Personal blog - and temporary home page until new website is finished - of writer, editor and graphic artist Christopher Mills


Tuesday, March 09, 2010

Missing Mickey

Today is Mickey Spillane's birthday. If I counted right (never a sure thing), he would have been 92 years old this year. I discovered Mickey's work - specifically I, The Jury - when I was in high school, and I've never been the same since.

I had the great good fortune to work tangentially with Mickey back in the 90s, when I edited the monthly comic book Mickey Spillane's Mike Danger, co-created and written by Max Allan Collins, for Tekno*Comix. I spoke with Mickey several times over the phone, he graciously signed my few Mike Hammer hardcovers, and we met in person just once, when he visited the Tekno offices in Boca Raton.

Ironically - or at least interestingly - that was on his birthday, too. We all went out to lunch, and when the waitress brought him his complimentary birthday dessert, he thanked her and sent her on her way with a charming smile. He then turned to me and slid the dish across the table. "This isn't on my diet," he said. "Here. You have it."

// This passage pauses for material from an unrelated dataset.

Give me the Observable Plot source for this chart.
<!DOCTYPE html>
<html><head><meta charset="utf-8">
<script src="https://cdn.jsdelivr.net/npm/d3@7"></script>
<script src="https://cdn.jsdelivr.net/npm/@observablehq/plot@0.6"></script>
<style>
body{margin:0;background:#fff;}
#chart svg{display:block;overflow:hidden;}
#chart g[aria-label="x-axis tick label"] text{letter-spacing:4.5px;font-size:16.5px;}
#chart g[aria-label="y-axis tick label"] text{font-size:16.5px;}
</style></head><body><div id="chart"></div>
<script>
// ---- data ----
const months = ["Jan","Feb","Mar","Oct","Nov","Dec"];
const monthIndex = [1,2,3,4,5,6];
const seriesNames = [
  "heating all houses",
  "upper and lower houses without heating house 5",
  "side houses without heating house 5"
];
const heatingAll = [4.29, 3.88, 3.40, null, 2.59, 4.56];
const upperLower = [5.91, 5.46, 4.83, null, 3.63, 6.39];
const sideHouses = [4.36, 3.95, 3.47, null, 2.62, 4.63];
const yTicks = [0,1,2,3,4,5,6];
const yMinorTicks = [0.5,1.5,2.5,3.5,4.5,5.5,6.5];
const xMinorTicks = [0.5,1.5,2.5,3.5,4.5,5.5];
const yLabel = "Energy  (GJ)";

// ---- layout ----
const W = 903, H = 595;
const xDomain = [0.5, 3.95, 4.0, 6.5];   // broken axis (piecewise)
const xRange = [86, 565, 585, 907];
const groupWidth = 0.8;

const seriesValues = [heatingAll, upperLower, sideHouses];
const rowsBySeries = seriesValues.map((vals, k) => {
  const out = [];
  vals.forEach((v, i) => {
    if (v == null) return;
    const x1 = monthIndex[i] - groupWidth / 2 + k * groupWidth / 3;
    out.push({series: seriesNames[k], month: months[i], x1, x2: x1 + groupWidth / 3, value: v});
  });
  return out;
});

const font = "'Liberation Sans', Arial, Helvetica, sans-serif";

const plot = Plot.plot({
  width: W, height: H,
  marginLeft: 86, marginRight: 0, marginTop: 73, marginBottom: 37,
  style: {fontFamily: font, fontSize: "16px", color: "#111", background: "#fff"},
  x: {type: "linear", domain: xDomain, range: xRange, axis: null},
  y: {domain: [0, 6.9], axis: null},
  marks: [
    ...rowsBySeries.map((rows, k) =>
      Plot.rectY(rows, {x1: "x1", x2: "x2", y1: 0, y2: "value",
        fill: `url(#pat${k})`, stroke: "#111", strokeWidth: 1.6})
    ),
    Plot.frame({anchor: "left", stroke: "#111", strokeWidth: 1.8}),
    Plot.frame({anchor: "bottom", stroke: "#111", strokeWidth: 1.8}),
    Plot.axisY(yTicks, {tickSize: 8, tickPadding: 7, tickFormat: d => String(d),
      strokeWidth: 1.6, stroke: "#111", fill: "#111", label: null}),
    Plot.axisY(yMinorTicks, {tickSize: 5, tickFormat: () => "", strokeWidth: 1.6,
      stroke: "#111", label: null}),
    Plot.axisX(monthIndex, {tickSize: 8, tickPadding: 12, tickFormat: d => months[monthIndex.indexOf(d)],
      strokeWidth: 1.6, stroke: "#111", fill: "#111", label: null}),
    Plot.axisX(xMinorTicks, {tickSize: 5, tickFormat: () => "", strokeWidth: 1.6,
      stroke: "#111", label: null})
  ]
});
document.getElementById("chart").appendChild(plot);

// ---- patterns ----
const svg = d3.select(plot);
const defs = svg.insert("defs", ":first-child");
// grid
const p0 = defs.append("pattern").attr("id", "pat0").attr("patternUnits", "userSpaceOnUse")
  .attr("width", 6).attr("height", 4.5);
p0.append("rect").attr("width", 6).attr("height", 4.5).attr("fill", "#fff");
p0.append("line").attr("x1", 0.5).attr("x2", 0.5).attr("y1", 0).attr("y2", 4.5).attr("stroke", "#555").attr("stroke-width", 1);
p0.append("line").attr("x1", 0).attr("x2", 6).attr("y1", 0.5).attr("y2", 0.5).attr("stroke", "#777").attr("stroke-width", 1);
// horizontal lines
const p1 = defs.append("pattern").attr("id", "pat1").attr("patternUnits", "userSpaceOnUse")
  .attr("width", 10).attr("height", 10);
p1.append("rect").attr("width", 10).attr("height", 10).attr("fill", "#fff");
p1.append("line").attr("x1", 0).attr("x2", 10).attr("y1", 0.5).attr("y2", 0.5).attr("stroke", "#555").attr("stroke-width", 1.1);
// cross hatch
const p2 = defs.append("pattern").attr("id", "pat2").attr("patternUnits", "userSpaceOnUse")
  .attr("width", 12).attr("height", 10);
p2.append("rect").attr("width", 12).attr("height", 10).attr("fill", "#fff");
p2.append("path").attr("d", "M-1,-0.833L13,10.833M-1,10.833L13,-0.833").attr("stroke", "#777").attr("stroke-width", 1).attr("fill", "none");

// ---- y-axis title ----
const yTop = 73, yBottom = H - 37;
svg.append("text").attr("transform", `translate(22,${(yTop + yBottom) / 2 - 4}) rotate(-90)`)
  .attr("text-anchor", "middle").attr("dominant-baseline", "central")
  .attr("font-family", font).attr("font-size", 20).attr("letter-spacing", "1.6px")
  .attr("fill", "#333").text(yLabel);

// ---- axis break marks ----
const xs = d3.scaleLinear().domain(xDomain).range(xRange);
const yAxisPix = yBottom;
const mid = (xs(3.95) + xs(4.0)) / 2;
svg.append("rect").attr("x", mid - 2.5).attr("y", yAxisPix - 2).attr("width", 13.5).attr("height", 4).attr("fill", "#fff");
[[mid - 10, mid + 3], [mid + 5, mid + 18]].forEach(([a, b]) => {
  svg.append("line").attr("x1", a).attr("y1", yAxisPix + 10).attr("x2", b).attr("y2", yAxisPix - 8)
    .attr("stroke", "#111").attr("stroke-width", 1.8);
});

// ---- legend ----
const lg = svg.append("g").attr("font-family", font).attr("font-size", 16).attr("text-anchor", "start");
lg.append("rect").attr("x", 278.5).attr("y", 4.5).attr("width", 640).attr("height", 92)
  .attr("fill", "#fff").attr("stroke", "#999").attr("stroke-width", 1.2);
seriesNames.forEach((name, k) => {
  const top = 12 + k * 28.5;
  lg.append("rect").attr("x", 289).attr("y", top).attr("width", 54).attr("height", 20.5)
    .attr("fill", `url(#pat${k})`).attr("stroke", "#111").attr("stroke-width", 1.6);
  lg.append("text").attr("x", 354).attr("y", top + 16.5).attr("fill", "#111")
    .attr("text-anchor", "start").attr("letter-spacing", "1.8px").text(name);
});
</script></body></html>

Conscious of my steadily expanding girth, I declined. That's when he fixed me with his gunsight eyes and said, in a gravely semi-whisper: "Eat it."

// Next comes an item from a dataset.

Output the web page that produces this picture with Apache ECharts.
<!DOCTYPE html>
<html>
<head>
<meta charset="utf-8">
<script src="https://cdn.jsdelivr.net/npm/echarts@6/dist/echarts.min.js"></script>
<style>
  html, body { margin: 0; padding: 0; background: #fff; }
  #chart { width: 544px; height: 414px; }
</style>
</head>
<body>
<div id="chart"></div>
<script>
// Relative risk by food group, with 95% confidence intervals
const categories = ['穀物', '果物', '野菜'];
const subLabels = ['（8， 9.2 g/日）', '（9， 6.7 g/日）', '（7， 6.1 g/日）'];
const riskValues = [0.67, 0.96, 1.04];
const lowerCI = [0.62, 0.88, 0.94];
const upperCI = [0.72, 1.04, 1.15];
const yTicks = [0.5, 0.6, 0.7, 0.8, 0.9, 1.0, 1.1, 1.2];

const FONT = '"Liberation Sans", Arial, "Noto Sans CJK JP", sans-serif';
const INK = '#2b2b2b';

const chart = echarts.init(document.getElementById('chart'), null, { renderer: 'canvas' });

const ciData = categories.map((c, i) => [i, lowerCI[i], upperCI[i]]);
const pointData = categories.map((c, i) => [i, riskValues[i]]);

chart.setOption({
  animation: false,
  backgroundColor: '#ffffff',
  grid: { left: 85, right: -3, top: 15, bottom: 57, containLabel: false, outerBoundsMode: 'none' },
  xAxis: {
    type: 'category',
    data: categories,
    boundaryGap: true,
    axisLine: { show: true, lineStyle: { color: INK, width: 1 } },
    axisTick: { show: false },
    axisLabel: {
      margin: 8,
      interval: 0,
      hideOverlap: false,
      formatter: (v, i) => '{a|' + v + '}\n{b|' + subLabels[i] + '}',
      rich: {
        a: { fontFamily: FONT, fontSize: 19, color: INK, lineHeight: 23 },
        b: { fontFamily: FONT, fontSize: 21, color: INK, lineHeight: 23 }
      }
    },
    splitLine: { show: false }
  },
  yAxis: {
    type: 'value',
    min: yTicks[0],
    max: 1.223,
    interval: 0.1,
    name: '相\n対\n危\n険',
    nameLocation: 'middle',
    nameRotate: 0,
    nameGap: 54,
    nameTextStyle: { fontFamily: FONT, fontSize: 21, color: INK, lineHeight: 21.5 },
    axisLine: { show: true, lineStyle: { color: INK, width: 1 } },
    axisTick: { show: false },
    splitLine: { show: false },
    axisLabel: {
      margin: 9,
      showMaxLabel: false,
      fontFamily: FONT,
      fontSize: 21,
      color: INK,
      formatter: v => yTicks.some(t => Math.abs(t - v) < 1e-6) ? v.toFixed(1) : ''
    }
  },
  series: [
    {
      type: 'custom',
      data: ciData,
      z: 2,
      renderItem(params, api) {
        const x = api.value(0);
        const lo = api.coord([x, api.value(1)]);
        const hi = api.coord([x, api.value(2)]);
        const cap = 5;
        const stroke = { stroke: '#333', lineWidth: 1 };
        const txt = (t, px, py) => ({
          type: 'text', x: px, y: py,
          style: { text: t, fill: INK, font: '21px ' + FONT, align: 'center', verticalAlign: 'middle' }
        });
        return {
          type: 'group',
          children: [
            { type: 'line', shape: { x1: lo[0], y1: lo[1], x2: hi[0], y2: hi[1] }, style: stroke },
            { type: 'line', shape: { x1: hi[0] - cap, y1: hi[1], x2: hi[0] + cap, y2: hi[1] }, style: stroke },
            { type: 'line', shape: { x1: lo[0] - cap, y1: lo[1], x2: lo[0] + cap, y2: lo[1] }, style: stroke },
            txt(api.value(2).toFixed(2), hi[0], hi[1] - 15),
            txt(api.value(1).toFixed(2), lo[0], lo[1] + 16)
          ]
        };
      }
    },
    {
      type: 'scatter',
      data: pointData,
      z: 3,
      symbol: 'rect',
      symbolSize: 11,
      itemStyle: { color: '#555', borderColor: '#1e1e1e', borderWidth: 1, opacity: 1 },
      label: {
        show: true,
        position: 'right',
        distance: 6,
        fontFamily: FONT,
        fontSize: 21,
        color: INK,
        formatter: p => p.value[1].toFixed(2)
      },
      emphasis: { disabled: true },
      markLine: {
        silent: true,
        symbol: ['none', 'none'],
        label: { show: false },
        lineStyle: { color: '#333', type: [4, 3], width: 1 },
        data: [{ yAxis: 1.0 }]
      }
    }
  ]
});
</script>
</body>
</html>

I flashed on the scene in the movie The Girl Hunters, where Spillane, playing Mike Hammer, popped a bullet out of the clip of his .45 and rolled it across a bar to a greasy sleazebag with an icepick. "Eat it," he growled. The punk did.

I was no braver - and that cheesecake was much more palatable than a .45 bullet. I ate the damned dessert.

I miss you, Mick. For that story and all the others you gave me - and millions of other grateful readers.

3 comments:

Michael May said...

That's an awesome story. Thanks for sharing that.

Martin Powell said...

I remember meeting Mickey that same day, with great fondness. I asked him a few questions about his pulp magazine work and I was delighted to learn that he'd been friends with Lester Dent, and told a couple quick stories about him. Never be another Mickey Spillane.

El Vox said...

Interesting story. There used to be an archive interview with him on the Fresh Air NPR program. It shed a bit of light on his thinking process and personality.